I just want to make sure I understand where you stand on this--if we are doing 3-5 reps the week before our first game, and then we take a week off from lifting during the first week of games, when we resume lifting, is it best to continue at 3-5 reps, or start over on a new cycle around 10 reps?
Finally, I have been having the girls do pull-ups, but not many of them can do even one full pull-up. I have been having them stand on a box and do 1/2 pull-ups, and rest between each rep. Then I have them finish by holding themselves up at the bar and lowering themselves slowly. Any other tips to improve their pull-up numbers?
I just want to make sure I understand where you stand on this--if we are doing 3-5 reps the week before our first game, and then we take a week off from lifting during the first week of games, when we resume lifting, is it best to continue at 3-5 reps, or start over on a new cycle around 10 reps?

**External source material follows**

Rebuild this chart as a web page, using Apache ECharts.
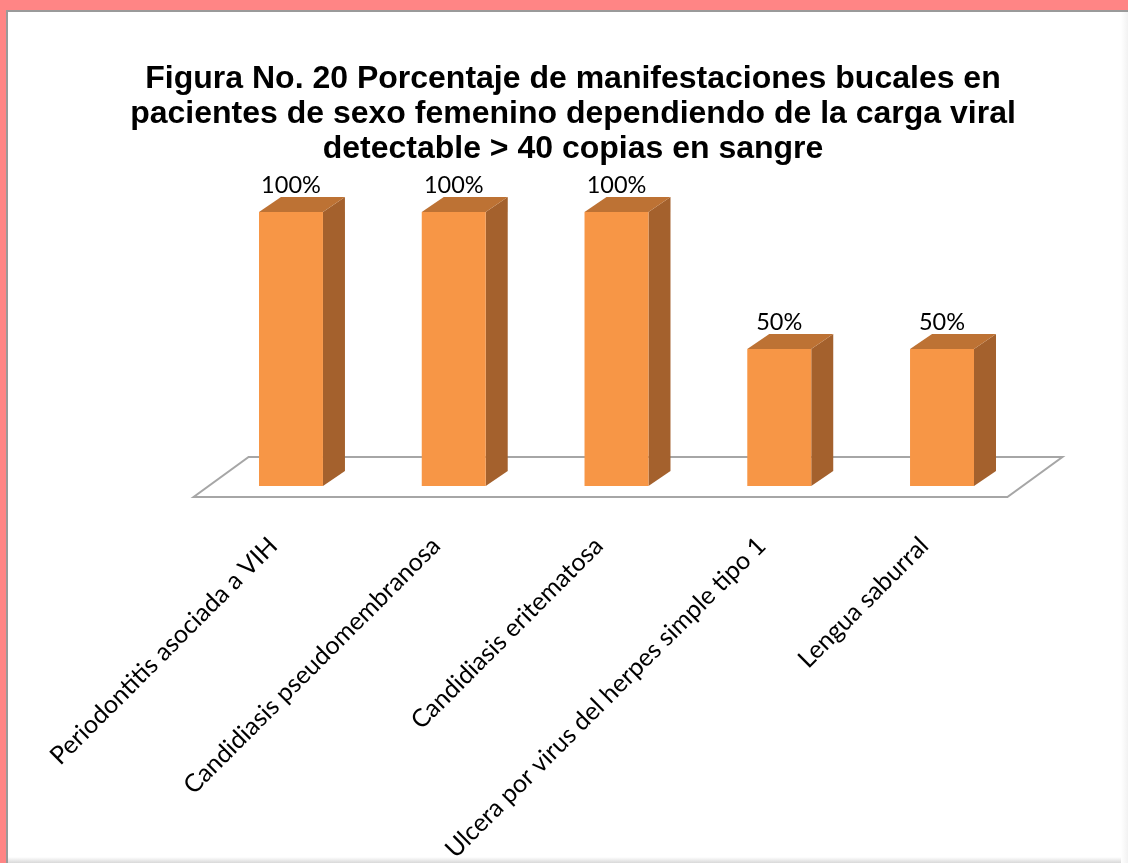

Finally, I have been having the girls do pull-ups, but not many of them can do even one full pull-up. I have been having them stand on a box and do 1/2 pull-ups, and rest between each rep. Then I have them finish by holding themselves up at the bar and lowering themselves slowly. Any other tips to improve their pull-up numbers?

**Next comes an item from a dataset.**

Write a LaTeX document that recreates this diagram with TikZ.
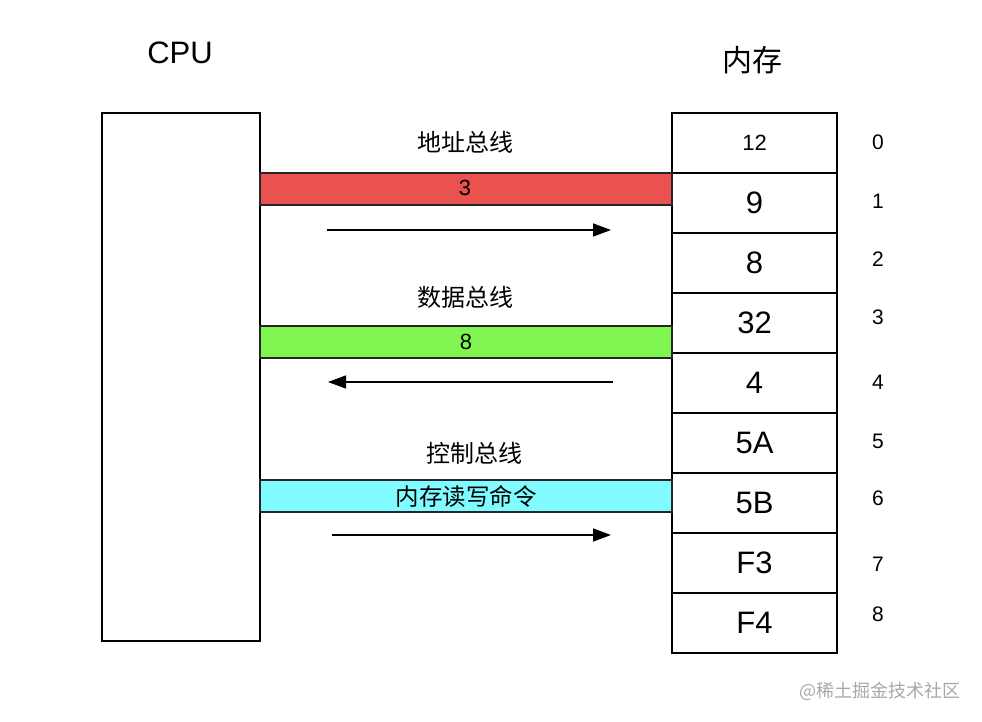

Thanks for the input coach!
Regarding the lifting, I wouldn't take the week off to avoid any associated soreness during the second/third weeks of the season. You can taper down, but I wouldn't stop altogether- I wouldn't even change from your set periodization. Now, if you take time off immediately following the end of the season, you would be starting a new cycle, generally in the 10 rep range, but it also depends on which exercises we are talking about- oly, compound, etc- because they all differ.
Most of our girls use bands for assistance on their pull-ups (and pull up variations) like these:
They may have better success with chin-ups and alt. grip pull-ups which helps with their motivation because they have a fighting chance at doing full pulls without any assistance. You an also use have them spot eachother at the lats/back, but then you have the issue of how much help they are getting from the spotter.

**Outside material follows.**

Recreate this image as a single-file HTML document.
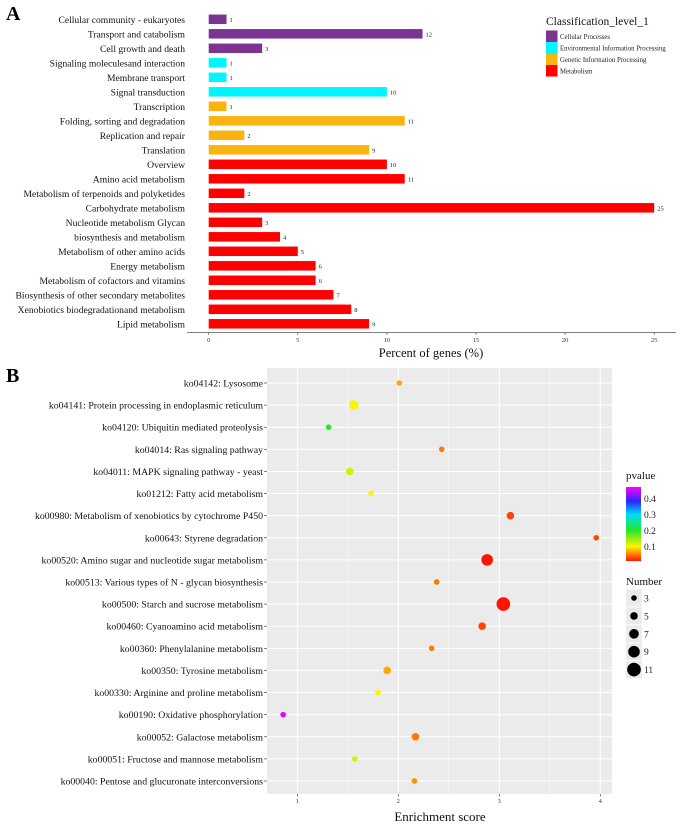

Regarding the lifting, I wouldn't take the week off to avoid any associated soreness during the second/third weeks of the season. You can taper down, but I wouldn't stop altogether- I wouldn't even change from your set periodization.
Funk thanks for the feedback, but can you clarify for me? What would you do to taper?
And you say you wouldn't change from the set periodization--do you mean you wouldn't change from the previous cycle (ie-continue with high weight low reps for the in-season cycle), or do you mean you wouldn't change from the periodization that is prescribed for the beginning of the in-season cycle (ie-a week of low weight high reps)? Thanks!
Taper down the weight and focus on form/explosiveness the week or two (but two would be pushing it) leading into your most important times to perform. You'll get an increase in performance, but it's only for a limited time before strength goes down because you aren't lifting hard anymore. Don't go to ridiculously low weights, but you can do lighter workouts before an important competition. As far as not changing from your periodization, we do an alternating linear periodization. No matter if you do alternating linear, linear, or undlating- your periodization should peak when you want peak performance. Some people like this to be during qualifying stages or playoffs, but in cases where you have a long season, you may want to stick to an undulating periodization or alternating linear. The type of periodization you use will determine your setxrep ranges. As far as the breaks in training, the only breaks the athletes get from lifting are between semesters, spring break, and immediately post-season, unless they jump right in with another team. One-sport athletes also get the session immediately following the season off, save for football.